O mundo vive a crise inevitável da transformação, pois não absorveu suas novas realidades, geradas pelo progresso científico, nem se liberou das antigas. A convulsão social da vida predominantemente urbana (três quartos da população vivem nas cidades), do acesso da mulher ao mercado de trabalho e de sua liberação sexual e a mudança da estrutura familiar e da "operação econômico-administrativa" dela deram mais uma contribuição para ampliar a confusão em que mergulhamos.
No Brasil, acrescentou-se ao dado mais antigo, da grande miscigenação racial, o dado novo (posterior a 1960) da conquista do oeste e do noroeste, no sentido sul-norte, ao lado das migrações no sentido nordeste-sul, desenraizando milhões de brasileiros, para a agressividade encontrada em seus novos lugares de habitação e trabalho.
No corte sintético da segunda metade do século 20, inseriu-se o gráfico da retomada da democracia após o Estado Novo de 37, a volta aos governos autoritários em 64 e a reversão democrática com mais acidentes políticos do que seria razoável suportar: com a morte de Tancredo Neves, Sarney governando mais surpreso do que todos; Collor sendo afastado pelo impeachment e Fernando Henrique reeleito e antecipando eventual imitação do Peru.
Haja confusão, portanto. O direito entra nessa história graças ao processo eleitoral em curso em milhares de municípios brasileiros, quando reavaliamos, horas antes do pleito, o verdadeiro interesse público, na ponderação sobre as promessas feitas agora e no passado. Avaliar a credibilidade dos políticos não é matéria jurídica, mas parece pouco provável que o leitor venha a me criticar se admitir, observando as tais promessas, algumas delas absolutamente fora da competência constitucional de prefeitos e vereadores -por isso, de cumprimento impossível-, dizer que está faltando seriedade a essa gente.

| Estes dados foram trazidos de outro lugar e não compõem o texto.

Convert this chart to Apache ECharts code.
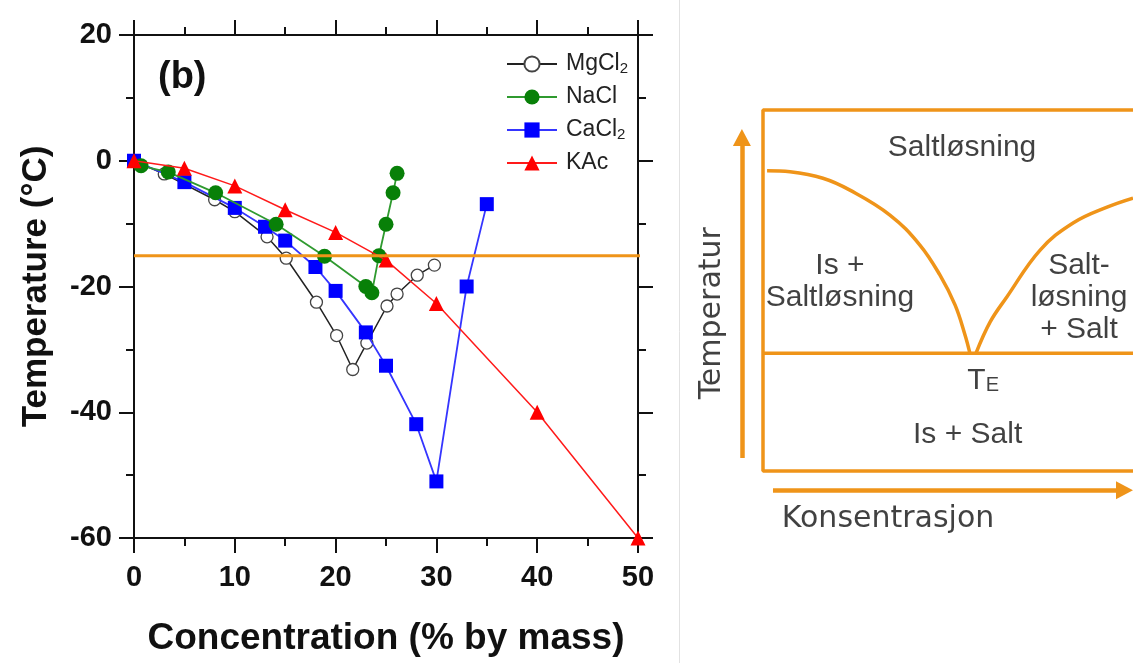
<!DOCTYPE html>
<html><head><meta charset="utf-8">
<script src="https://cdn.jsdelivr.net/npm/echarts@6/dist/echarts.min.js"></script>
<style>html,body{margin:0;padding:0;background:#fff}#c{width:1133px;height:663px}</style>
</head><body><div id="c"></div>
<script>
// ---------- left panel data (x: concentration % by mass, y: temperature °C) ----------
const seriesNames = ['MgCl2', 'NaCl', 'CaCl2', 'KAc'];
const mgcl2 = [[0,0],[3,-2.1],[8,-6.2],[10,-8.1],[13.2,-12.1],[15.1,-15.5],[18.1,-22.5],[20.1,-27.8],[21.7,-33.2],[23.1,-29],[25.1,-23.1],[26.1,-21.2],[28.1,-18.2],[29.8,-16.6]];
const nacl = [[0.7,-0.8],[3.4,-1.8],[8.1,-5.1],[14.1,-10.1],[18.9,-15.2],[23.0,-20.0],[23.6,-21.0],[24.3,-15.1],[25.0,-10.1],[25.7,-5.1],[26.1,-2.0]];
const cacl2 = [[0,0],[5,-3.4],[10,-7.5],[13,-10.5],[15,-12.7],[18,-16.9],[20,-20.7],[23,-27.3],[25,-32.6],[28,-41.9],[30,-51],[33,-20],[35,-6.9]];
const kac = [[0,0],[5,-1.2],[10,-4],[15,-7.8],[20,-11.4],[25,-15.8],[30,-22.7],[40,-40],[50,-60]];
const refLine = [[0,-15.1],[50.7,-15.1]];
const panelLabel = '(b)';
const xTitle = 'Concentration (% by mass)';
const yTitle = 'Temperature (°C)';

// ---------- right panel (schematic phase diagram, unit box 0..100) ----------
const phaseBox = [[100,100],[0,100],[0,0],[100,0]];
const eutectic = [[0,32.6],[100,32.6]];
const iceCurve = [[1.1,83.2],[7.3,82.9],[16.2,81.1],[23.5,77.8],[34.3,70.9],[42.4,62.6],[47.8,54.3],[51.9,46.0],[54.6,37.7],[55.9,32.7]];
const saltCurve = [[57.6,32.7],[61.4,41.3],[65.9,48.2],[74.9,61.2],[83.8,68.7],[93.0,73.1],[100,75.6]];
const tempArrow = [[-5.7,3.6],[-5.7,92.4]];
const concArrow = [[2.7,-5.3],[97.7,-5.3]];
const phaseLabels = [
  {name:'Saltløsning', value:[53.8,89.6]},
  {name:'Is +\nSaltløsning', value:[20.8,52.4]},
  {name:'Salt-\nløsning\n+ Salt', value:[85.4,48.0]},
  {name:'Is + Salt', value:[55.3,10.0]}
];
const teLabel = [{name:'TE', value:[59.5,25.0]}];
const phaseTitles = [
  {name:'Temperatur', value:[-13.8,43.7], rot:90},
  {name:'Konsentrasjon', value:[33.8,-13.4], rot:0}
];

const ORANGE = '#EF9419';
const chart = echarts.init(document.getElementById('c'), null, {renderer:'canvas'});

function frameAxis(pos, isX, show) {
  const base = {
    gridIndex: 0, type: 'value', position: pos,
    axisLine: {show: true, onZero: false, lineStyle: {color: '#111', width: 2}},
    axisTick: {show: true, inside: false, length: 15, lineStyle: {color: '#111', width: 2}},
    minorTick: {show: true, splitNumber: 2, length: 8, lineStyle: {color: '#111', width: 2}},
    splitLine: {show: false}, minorSplitLine: {show: false},
    axisLabel: {show: show, fontFamily: 'Liberation Sans', fontWeight: 'bold', fontSize: 29, color: '#111', margin: isX ? 25 : 22}
  };
  if (isX) { base.min = 0; base.max = 50; base.interval = 10; }
  else { base.min = -60; base.max = 20; base.interval = 20; }
  return base;
}

const xMain = frameAxis('bottom', true, true);
xMain.name = xTitle; xMain.nameLocation = 'middle'; xMain.nameGap = 82;
xMain.nameTextStyle = {fontFamily:'Liberation Sans', fontWeight:'bold', fontSize:37, color:'#111'};
const yMain = frameAxis('left', false, true);
yMain.name = yTitle; yMain.nameLocation = 'middle'; yMain.nameGap = 80;
yMain.nameTextStyle = {fontFamily:'Liberation Sans', fontWeight:'bold', fontSize:35, color:'#111'};

function dataSeries(name, data, symbol, size, itemStyle, lineStyle, z) {
  return {name, type:'line', xAxisIndex:0, yAxisIndex:0, data, symbol, symbolSize:size,
    itemStyle, lineStyle, z, clip:false, showSymbol:true};
}

const option = {
  animation: false,
  backgroundColor: '#fff',
  title: {text: panelLabel, left: 153, top: 54, textStyle: {fontFamily:'Liberation Sans', fontWeight:'bold', fontSize:38, color:'#111'}},
  legend: {
    data: seriesNames, orient: 'vertical', left: 506, top: 52, padding: 0,
    itemWidth: 50, itemHeight: 19, itemGap: 9, selectedMode: false,
    formatter: n => n.replace(/(\d)$/, '{sub|$1}'),
    textStyle: {fontFamily:'Liberation Sans', fontSize:23, color:'#222', lineHeight:24, padding:[0,0,0,4],
      rich: {sub: {fontFamily:'Liberation Sans', fontSize:15, lineHeight:10, verticalAlign:'bottom', color:'#222'}}}
  },
  grid: [
    {left: 134, top: 35, width: 504, height: 503},
    {left: 689, top: 110, width: 444, height: 415.15}
  ],
  xAxis: [xMain, frameAxis('top', true, false),
    {gridIndex:1, type:'value', min:-20, max:100, show:false}],
  yAxis: [yMain, frameAxis('right', false, false),
    {gridIndex:1, type:'value', min:-15, max:100, show:false}],
  graphic: [{type:'line', shape:{x1:679.5, y1:0, x2:679.5, y2:663}, style:{stroke:'#e2e2e2', lineWidth:1}, silent:true}],
  series: [
    dataSeries('MgCl2', mgcl2, 'circle', 12, {color:'#fff', borderColor:'#444', borderWidth:1.3}, {color:'#222', width:1.5}, 2),
    dataSeries('CaCl2', cacl2, 'rect', 14, {color:'#0000ff'}, {color:'#3535ff', width:1.8}, 3),
    dataSeries('NaCl', nacl, 'circle', 15, {color:'#088008'}, {color:'#2f9a2f', width:1.8}, 4),
    dataSeries('KAc', kac, 'triangle', 15, {color:'#ff0000'}, {color:'#ff1a1a', width:1.5}, 5),
    {name:'ref', type:'line', xAxisIndex:0, yAxisIndex:0, data: refLine, symbol:'none', clip:false,
      lineStyle:{color:ORANGE, width:3}, z:6, silent:true},
    // right schematic
    {name:'box', type:'line', xAxisIndex:2, yAxisIndex:2, data: phaseBox, symbol:'none', clip:false,
      lineStyle:{color:ORANGE, width:3.5}, silent:true},
    {name:'eut', type:'line', xAxisIndex:2, yAxisIndex:2, data: eutectic, symbol:'none', clip:false,
      lineStyle:{color:ORANGE, width:3.5}, silent:true,
      markLine: {silent:true, symbol:['none','triangle'], symbolSize:[18,17], label:{show:false},
        lineStyle:{color:ORANGE, width:4.5, type:'solid'},
        data: [[{coord: tempArrow[0]}, {coord: tempArrow[1]}], [{coord: concArrow[0]}, {coord: concArrow[1]}]]}},
    {name:'ice', type:'line', xAxisIndex:2, yAxisIndex:2, data: iceCurve, symbol:'none', smooth:0.4, clip:false,
      lineStyle:{color:ORANGE, width:3.5}, silent:true},
    {name:'salt', type:'line', xAxisIndex:2, yAxisIndex:2, data: saltCurve, symbol:'none', smooth:0.4, clip:false,
      lineStyle:{color:ORANGE, width:3.5}, silent:true},
    {name:'labels', type:'scatter', xAxisIndex:2, yAxisIndex:2, data: phaseLabels, symbolSize:0, silent:true, clip:false,
      label:{show:true, position:'inside', formatter: p => p.name, fontFamily:'Liberation Sans', fontSize:30, lineHeight:32, color:'#111', align:'center'}},
    {name:'te', type:'scatter', xAxisIndex:2, yAxisIndex:2, data: teLabel, symbolSize:0, silent:true, clip:false,
      label:{show:true, position:'inside', formatter: '{t|T}{e|E}',
        rich:{t:{fontFamily:'Liberation Sans', fontSize:30, color:'#111', lineHeight:30},
              e:{fontFamily:'Liberation Sans', fontSize:20, color:'#111', lineHeight:12, verticalAlign:'bottom'}}}},
    {name:'titles2', type:'scatter', xAxisIndex:2, yAxisIndex:2, symbolSize:0, silent:true, clip:false,
      data: phaseTitles.map(d => ({name:d.name, value:d.value, label:{rotate:d.rot}})),
      label:{show:true, position:'inside', formatter: p => p.name, fontFamily:'DejaVu Sans', fontSize:30, color:'#111'}}
  ]
};
chart.setOption(option);
</script>
</body></html>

Corrijo a generalização, pois também há gente boa na disputa. Vendo, porém, a propaganda eleitoral, contraposta às pesquisas divulgadas de tempos em tempos, observa-se a descrença do povo de que haja intimidade entre muitos políticos e a verdade.
Bons ou maus, porém, são eles que criam, na administração das cidades, as normas e os fatos regentes da vida dos cidadãos. Caberia ao Judiciário, sendo-lhe requerido, corrigir o erro, fazendo o carro do bem comum retornar aos trilhos do direito, em politização da magistratura.
O Judiciário, porém, vive imerso em dúvidas, como se comprova com as muitas liminares concedidas, cassadas, restauradas, no vai-e-vem da moderna sanfona judicial, agravando a confusão das leis desconexas.
Então, dirá o leitor-eleitor, se os candidatos mentem e o Judiciário falha, não há remédio? Há sim. O remédio somos nós. E sendo nós tão heterogêneos quando efetivamente devemos ser, a nossa voz tende a não ser uniforme. Tudo o que ela significa demora a acontecer. Contudo, pensando na próxima eleição, devemos sintonizar o voto com o verdadeiro sentido do bem comum, nosso e de nossos filhos. Sem afastarmos o presente. Tomando cuidado com a qualidade moral e com a capacidade de quem sufragarmos, mas avaliando o futuro. Assim, encontraremos a luz no fim do túnel convulsionado e obscuro, no qual nos encontramos e do qual queremos distância.